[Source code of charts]

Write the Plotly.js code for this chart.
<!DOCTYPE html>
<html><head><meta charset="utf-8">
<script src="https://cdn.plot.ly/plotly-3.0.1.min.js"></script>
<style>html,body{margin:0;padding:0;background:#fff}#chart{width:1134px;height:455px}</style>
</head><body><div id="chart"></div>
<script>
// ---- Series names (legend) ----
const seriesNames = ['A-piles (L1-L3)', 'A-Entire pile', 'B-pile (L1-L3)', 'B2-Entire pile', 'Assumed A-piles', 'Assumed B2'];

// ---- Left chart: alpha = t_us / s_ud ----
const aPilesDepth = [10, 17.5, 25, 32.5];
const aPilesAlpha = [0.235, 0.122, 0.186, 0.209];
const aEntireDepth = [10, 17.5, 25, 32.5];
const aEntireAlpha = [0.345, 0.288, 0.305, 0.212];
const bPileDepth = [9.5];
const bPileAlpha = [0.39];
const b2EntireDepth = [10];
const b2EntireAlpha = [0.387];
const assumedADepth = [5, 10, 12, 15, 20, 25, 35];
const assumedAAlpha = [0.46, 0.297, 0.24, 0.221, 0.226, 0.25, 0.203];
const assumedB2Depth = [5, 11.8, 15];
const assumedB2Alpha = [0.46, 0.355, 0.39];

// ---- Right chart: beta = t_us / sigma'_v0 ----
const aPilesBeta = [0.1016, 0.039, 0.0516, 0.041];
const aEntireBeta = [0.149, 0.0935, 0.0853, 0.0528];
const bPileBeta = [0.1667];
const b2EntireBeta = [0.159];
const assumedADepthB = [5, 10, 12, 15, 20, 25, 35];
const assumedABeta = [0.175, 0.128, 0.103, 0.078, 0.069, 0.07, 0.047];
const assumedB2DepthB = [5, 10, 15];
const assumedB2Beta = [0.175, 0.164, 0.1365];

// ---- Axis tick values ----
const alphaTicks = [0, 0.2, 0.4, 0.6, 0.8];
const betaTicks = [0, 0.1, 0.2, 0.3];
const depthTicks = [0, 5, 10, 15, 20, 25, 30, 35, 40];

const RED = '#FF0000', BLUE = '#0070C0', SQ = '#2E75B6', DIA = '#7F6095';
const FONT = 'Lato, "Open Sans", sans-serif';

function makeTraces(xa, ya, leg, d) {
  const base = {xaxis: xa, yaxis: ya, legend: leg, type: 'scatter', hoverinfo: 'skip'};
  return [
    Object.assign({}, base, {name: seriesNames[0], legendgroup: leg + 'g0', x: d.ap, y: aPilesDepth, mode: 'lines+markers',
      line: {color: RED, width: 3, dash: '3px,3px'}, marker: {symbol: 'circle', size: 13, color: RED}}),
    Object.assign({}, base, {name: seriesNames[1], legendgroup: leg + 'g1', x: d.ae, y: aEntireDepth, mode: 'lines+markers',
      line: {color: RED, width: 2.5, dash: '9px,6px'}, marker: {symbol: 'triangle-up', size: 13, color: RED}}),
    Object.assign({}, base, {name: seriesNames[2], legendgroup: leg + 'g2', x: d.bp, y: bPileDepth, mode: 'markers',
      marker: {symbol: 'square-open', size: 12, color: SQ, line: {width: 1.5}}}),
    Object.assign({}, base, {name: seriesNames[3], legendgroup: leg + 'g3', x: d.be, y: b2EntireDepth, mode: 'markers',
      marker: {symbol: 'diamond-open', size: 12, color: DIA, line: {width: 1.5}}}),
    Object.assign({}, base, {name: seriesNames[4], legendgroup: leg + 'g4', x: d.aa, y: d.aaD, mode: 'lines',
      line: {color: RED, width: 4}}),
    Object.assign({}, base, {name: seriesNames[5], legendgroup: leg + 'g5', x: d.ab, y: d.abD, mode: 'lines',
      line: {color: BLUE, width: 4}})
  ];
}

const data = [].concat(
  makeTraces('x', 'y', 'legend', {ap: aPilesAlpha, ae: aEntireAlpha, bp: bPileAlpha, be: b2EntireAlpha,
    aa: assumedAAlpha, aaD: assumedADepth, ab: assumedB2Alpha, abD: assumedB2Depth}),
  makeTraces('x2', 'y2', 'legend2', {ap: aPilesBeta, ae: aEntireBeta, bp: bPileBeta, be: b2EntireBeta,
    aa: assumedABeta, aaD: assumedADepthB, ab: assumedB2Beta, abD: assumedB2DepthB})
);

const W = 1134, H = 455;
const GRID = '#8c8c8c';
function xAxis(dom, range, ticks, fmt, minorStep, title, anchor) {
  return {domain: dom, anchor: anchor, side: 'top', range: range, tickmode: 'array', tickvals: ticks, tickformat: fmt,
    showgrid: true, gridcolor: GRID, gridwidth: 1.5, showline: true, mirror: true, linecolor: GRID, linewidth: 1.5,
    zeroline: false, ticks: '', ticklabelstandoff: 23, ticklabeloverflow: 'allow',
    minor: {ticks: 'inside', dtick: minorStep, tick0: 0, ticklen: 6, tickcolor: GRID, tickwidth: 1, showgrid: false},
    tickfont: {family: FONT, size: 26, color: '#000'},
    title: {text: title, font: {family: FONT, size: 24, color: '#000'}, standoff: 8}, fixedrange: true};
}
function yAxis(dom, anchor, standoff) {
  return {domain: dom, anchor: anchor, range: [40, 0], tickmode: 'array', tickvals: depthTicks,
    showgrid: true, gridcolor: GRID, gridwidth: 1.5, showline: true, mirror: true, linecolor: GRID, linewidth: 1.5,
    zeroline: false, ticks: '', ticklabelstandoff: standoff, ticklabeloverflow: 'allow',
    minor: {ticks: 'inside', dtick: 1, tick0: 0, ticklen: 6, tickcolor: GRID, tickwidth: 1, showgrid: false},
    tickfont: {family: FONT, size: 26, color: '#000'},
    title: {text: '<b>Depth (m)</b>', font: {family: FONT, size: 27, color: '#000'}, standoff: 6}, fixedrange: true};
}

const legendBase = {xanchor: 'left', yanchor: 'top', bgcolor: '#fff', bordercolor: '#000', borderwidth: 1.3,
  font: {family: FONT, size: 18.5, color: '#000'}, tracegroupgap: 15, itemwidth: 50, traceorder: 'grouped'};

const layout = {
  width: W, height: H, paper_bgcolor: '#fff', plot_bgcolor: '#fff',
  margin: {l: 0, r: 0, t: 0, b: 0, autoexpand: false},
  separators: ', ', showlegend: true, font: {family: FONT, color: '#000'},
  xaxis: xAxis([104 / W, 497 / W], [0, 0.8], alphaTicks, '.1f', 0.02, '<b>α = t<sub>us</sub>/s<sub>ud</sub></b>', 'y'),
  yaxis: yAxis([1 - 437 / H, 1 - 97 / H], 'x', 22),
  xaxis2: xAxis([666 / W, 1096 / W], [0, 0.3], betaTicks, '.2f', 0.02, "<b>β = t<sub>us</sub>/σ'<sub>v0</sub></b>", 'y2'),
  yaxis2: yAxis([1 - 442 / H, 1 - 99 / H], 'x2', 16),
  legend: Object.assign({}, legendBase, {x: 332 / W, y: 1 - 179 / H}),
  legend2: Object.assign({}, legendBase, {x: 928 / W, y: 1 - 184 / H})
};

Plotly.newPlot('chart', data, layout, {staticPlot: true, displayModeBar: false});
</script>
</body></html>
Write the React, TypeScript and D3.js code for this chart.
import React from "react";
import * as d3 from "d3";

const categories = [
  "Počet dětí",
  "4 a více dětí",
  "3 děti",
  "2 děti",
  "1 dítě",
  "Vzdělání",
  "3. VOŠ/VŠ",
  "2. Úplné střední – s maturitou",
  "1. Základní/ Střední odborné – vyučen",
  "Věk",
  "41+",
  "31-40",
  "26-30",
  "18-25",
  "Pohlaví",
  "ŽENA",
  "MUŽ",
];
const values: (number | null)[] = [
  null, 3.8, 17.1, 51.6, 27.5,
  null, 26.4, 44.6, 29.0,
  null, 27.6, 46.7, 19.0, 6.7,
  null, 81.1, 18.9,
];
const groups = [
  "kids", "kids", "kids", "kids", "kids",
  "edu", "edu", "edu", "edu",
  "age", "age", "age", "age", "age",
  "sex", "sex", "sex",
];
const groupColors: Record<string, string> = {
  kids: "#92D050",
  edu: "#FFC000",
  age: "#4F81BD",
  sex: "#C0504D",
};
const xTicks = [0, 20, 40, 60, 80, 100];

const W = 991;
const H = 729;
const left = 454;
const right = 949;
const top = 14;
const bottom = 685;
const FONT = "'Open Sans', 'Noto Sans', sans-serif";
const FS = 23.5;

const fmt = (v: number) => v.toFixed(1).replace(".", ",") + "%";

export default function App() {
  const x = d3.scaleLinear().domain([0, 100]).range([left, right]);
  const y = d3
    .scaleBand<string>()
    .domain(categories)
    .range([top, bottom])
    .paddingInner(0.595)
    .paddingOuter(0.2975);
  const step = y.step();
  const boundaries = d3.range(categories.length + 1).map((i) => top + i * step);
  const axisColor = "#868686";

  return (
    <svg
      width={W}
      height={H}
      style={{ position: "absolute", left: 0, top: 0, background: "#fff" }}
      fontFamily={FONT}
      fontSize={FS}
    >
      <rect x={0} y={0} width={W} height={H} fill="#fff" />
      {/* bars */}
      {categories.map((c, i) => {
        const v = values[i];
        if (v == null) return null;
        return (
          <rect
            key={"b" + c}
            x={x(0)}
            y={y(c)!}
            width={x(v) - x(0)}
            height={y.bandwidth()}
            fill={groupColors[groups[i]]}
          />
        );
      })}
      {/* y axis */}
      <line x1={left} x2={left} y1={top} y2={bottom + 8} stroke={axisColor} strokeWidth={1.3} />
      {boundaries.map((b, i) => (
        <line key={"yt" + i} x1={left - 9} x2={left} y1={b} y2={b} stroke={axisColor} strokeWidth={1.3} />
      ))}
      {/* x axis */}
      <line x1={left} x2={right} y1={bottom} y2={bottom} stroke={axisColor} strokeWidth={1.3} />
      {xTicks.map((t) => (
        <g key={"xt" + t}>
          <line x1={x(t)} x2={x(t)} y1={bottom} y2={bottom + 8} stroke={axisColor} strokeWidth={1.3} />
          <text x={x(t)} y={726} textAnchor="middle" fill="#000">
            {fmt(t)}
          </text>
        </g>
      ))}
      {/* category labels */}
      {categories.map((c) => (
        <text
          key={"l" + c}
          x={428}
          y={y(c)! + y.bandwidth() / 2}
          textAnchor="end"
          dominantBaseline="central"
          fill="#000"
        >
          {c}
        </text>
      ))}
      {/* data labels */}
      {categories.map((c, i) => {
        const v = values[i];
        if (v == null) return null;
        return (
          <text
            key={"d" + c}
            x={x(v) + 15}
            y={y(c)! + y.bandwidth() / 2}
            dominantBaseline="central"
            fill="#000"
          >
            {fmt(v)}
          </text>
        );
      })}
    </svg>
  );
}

## Goal
Repeat the span of lines that opens with the line holding "Write the React, TypeScript" and closes with the line holding "import * as", exactly as it stands.

## Exercise solution
Write the React, TypeScript and D3.js code for this chart.
import React from "react";
import * as d3 from "d3";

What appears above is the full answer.